The aliens themselves are properly alien.   They might not challenge the radical alien-ness of those in China Mieville’s wonderful novels (his creatures are also philosophically as well as physically utterly different), but they will certainly do. 
And of course their difference is shown, crucially, in their written form.

And so at last to the actors.    In Sicario Villeneuve cast Emily Blunt in the lead role.  Here he cast Amy Adams.      These are two highly versatile and gifted actors.  Consider Emily in Edge of Tomorrow (aka Live Die Repeat) and The Girl on the Train.   Consider Amy in American Hustle and Enchanted.     Villeneuve has said that he would not have made the film without her in it. I can see why.  She underplays so well that under the clear undemonstrative surface we see so much.    She is the still centre of the storm,  and we understand why  Jeremy Renner’s character, the physicist Ian Donnelly, stands back to let her lead.    Michael Stuhlbarg and Forest Whitaker have rather under developed roles as the leaders of the CIA and military on site, and do their best. 

Eric Heisserer  wrote the script from Chiang’s story, and it is clear and clean.   Rather a change from his usual horror fare.

Bradford Young’s cinematographer’s pallet is suitably subdued (he also filmed Selma and A Most Violent Year.)

Johann Johannsson wrote the score (as he did for Prisoners, Sicario and The Theory of Everything)  and it suits both the visual and emotional content. 
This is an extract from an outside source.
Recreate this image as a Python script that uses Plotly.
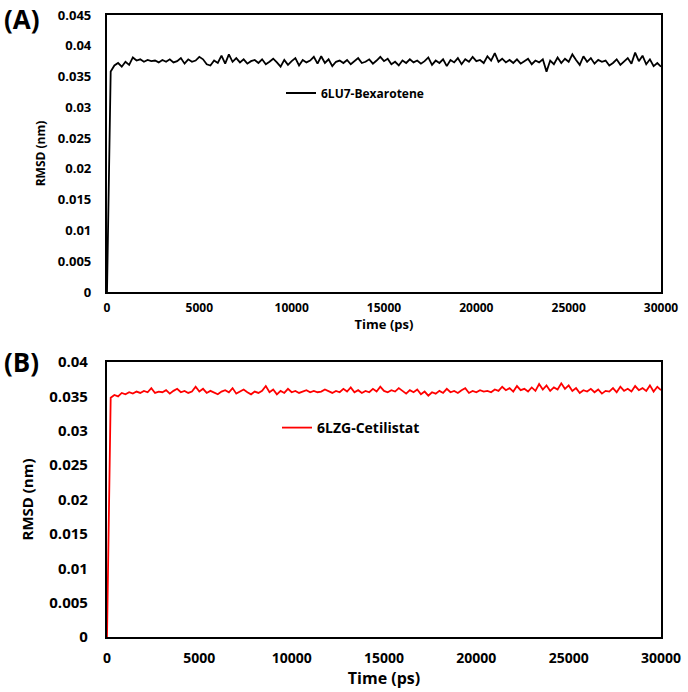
import plotly.graph_objects as go

# Time axis (ps), one frame every 200 ps
TIME = list(range(0, 30001, 200))

# RMSD (nm)
RMSD_BEXAROTENE = [
    0.0, 0.0358, 0.0368, 0.0372, 0.0366, 0.0374, 0.0369, 0.0381, 0.0376, 0.0378,
    0.0374, 0.0377, 0.0375, 0.0376, 0.0373, 0.0377, 0.0374, 0.0378, 0.0373, 0.0375,
    0.0380, 0.0371, 0.0378, 0.0374, 0.0376, 0.0382, 0.0378, 0.0370, 0.0368, 0.0376,
    0.0372, 0.0384, 0.0371, 0.0386, 0.0374, 0.0380, 0.0373, 0.0378, 0.0371, 0.0375,
    0.0377, 0.0372, 0.0378, 0.0370, 0.0374, 0.0379, 0.0373, 0.0366, 0.0377, 0.0369,
    0.0375, 0.0380, 0.0368, 0.0377, 0.0373, 0.0376, 0.0382, 0.0371, 0.0383, 0.0372,
    0.0378, 0.0367, 0.0374, 0.0376, 0.0372, 0.0377, 0.0370, 0.0375, 0.0380, 0.0372,
    0.0374, 0.0378, 0.0371, 0.0376, 0.0382, 0.0375, 0.0379, 0.0370, 0.0374, 0.0368,
    0.0376, 0.0372, 0.0378, 0.0373, 0.0376, 0.0371, 0.0375, 0.0381, 0.0369, 0.0376,
    0.0372, 0.0378, 0.0367, 0.0377, 0.0373, 0.0380, 0.0370, 0.0378, 0.0374, 0.0382,
    0.0375, 0.0377, 0.0372, 0.0383, 0.0376, 0.0388, 0.0374, 0.0379, 0.0373, 0.0377,
    0.0372, 0.0378, 0.0371, 0.0375, 0.0379, 0.0370, 0.0376, 0.0373, 0.0378, 0.0358,
    0.0376, 0.0370, 0.0381, 0.0372, 0.0379, 0.0374, 0.0386, 0.0377, 0.0369, 0.0383,
    0.0374, 0.0380, 0.0371, 0.0377, 0.0374, 0.0376, 0.0368, 0.0372, 0.0378, 0.0369,
    0.0375, 0.0380, 0.0371, 0.0389, 0.0375, 0.0384, 0.0370, 0.0378, 0.0367, 0.0372,
    0.0366,
]

# RMSD (nm)
RMSD_CETILISTAT = [
    0.0, 0.0348, 0.0352, 0.0350, 0.0355, 0.0353, 0.0356, 0.0354, 0.0357, 0.0355,
    0.0358, 0.0356, 0.0362, 0.0355, 0.0357, 0.0356, 0.0359, 0.0354, 0.0358, 0.0361,
    0.0356, 0.0358, 0.0355, 0.0357, 0.0364, 0.0357, 0.0361, 0.0355, 0.0358, 0.0356,
    0.0353, 0.0357, 0.0359, 0.0356, 0.0362, 0.0354, 0.0357, 0.0360, 0.0356, 0.0353,
    0.0357, 0.0355, 0.0358, 0.0365, 0.0356, 0.0360, 0.0353, 0.0358, 0.0355, 0.0361,
    0.0356, 0.0358, 0.0355, 0.0357, 0.0359, 0.0356, 0.0358, 0.0356, 0.0357, 0.0360,
    0.0357, 0.0355, 0.0358, 0.0356, 0.0361, 0.0357, 0.0363, 0.0356, 0.0359, 0.0355,
    0.0358, 0.0356, 0.0361, 0.0357, 0.0364, 0.0358, 0.0356, 0.0359, 0.0357, 0.0362,
    0.0358, 0.0354, 0.0359, 0.0356, 0.0360, 0.0353, 0.0357, 0.0351, 0.0356, 0.0354,
    0.0358, 0.0355, 0.0361, 0.0356, 0.0358, 0.0355, 0.0359, 0.0362, 0.0355, 0.0358,
    0.0356, 0.0359, 0.0357, 0.0358, 0.0356, 0.0360, 0.0358, 0.0364, 0.0359, 0.0362,
    0.0357, 0.0365, 0.0359, 0.0361, 0.0357, 0.0363, 0.0358, 0.0368, 0.0360, 0.0366,
    0.0358, 0.0363, 0.0360, 0.0369, 0.0361, 0.0366, 0.0358, 0.0362, 0.0355, 0.0359,
    0.0357, 0.0361, 0.0356, 0.0360, 0.0354, 0.0358, 0.0357, 0.0362, 0.0356, 0.0364,
    0.0358, 0.0361, 0.0357, 0.0365, 0.0359, 0.0362, 0.0358, 0.0366, 0.0357, 0.0364,
    0.0359,
]

Y_TICKS_A = [0, 0.005, 0.01, 0.015, 0.02, 0.025, 0.03, 0.035, 0.04, 0.045]
Y_TICKS_B = [0, 0.005, 0.01, 0.015, 0.02, 0.025, 0.03, 0.035, 0.04]
X_TICKS = [0, 5000, 10000, 15000, 20000, 25000, 30000]

W, H = 688, 692
FONT = "Open Sans"


def px_x(p):
    return p / W


def px_y(p):
    return 1 - p / H


fig = go.Figure()

# Add traces
fig.add_trace(go.Scatter(x=TIME, y=RMSD_BEXAROTENE, mode='lines', name='6LU7-Bexarotene',
                         line=dict(color='black', width=1.8), xaxis='x', yaxis='y',
                         legend='legend', showlegend=True))
fig.add_trace(go.Scatter(x=TIME, y=RMSD_CETILISTAT, mode='lines', name='6LZG-Cetilistat',
                         line=dict(color='#ff0000', width=1.8), xaxis='x2', yaxis='y2',
                         legend='legend2', showlegend=True))

axis_common = dict(showline=True, linecolor='black', linewidth=2.2, mirror=True,
                   showgrid=False, zeroline=False, ticks='', automargin=False)

x_text = [f'{v}' for v in X_TICKS]

fig.update_layout(
    width=W, height=H,
    margin=dict(l=0, r=0, t=0, b=0, autoexpand=False),
    paper_bgcolor='white', plot_bgcolor='white',
    font=dict(family=FONT, color='black'),
    showlegend=True,
    xaxis=dict(domain=[px_x(107), px_x(661)], range=[0, 30000], tickvals=X_TICKS,
               ticktext=x_text, anchor='y', tickfont=dict(size=12, weight='bold'),
               ticklabelstandoff=3,
               title=dict(text='Time (ps)', font=dict(size=13, weight='bold'), standoff=3),
               **axis_common),
    yaxis=dict(domain=[px_y(292), px_y(15)], range=[0, 0.045], tickvals=Y_TICKS_A,
               ticktext=[f'{v:g}' for v in Y_TICKS_A], anchor='x',
               tickfont=dict(size=13, weight='bold'), ticklabelstandoff=11,
               title=dict(text='RMSD (nm)', font=dict(size=12, weight='bold'), standoff=10),
               **axis_common),
    xaxis2=dict(domain=[px_x(107), px_x(661)], range=[0, 30000], tickvals=X_TICKS,
                ticktext=x_text, anchor='y2', tickfont=dict(size=14, weight='bold'),
                ticklabelstandoff=7,
                title=dict(text='Time (ps)', font=dict(size=16, weight='bold'), standoff=1),
                **axis_common),
    yaxis2=dict(domain=[px_y(637), px_y(362)], range=[0, 0.04], tickvals=Y_TICKS_B,
                ticktext=[f'{v:g}' for v in Y_TICKS_B], anchor='x2',
                tickfont=dict(size=15, weight='bold'), ticklabelstandoff=14,
                title=dict(text='RMSD (nm)', font=dict(size=15, weight='bold'), standoff=12),
                **axis_common),
    legend=dict(x=px_x(281), y=px_y(93), xanchor='left', yanchor='middle',
                bgcolor='rgba(0,0,0,0)', font=dict(size=12, weight='bold'),
                itemwidth=30, tracegroupgap=0),
    legend2=dict(x=px_x(277), y=px_y(428), xanchor='left', yanchor='middle',
                 bgcolor='rgba(0,0,0,0)', font=dict(size=14, weight='bold'),
                 itemwidth=30, tracegroupgap=0),
)

# Panel letters
fig.add_annotation(text='(A)', x=px_x(2), y=px_y(19), xref='paper', yref='paper',
                   xanchor='left', yanchor='middle', showarrow=False,
                   font=dict(size=26, weight='bold'))
fig.add_annotation(text='(B)', x=px_x(2), y=px_y(362), xref='paper', yref='paper',
                   xanchor='left', yanchor='middle', showarrow=False,
                   font=dict(size=26, weight='bold'))

assert len(TIME) == len(RMSD_BEXAROTENE) == len(RMSD_CETILISTAT)

# drop the page's default body margin so the figure sits at the top-left corner
fig.write_html("out.html", config={'displayModeBar': False},
               post_script="document.body.style.margin = '0';")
In the end we find out that this is not your standard SF movie, it is not about a hostile alien invasion – or even the Close Encounter’s benignity.   We have been expertly misled, and the reveal carries a heavy punch to the heart.  Like a good detective story we had been given all the clues, in fact the biggest clue came right at the start.   And while we are being led along our way we are exposed to some heavy duty theory presented cleanly and unpatronizingly.    This is good  hard-core sf, and then more.  Much more.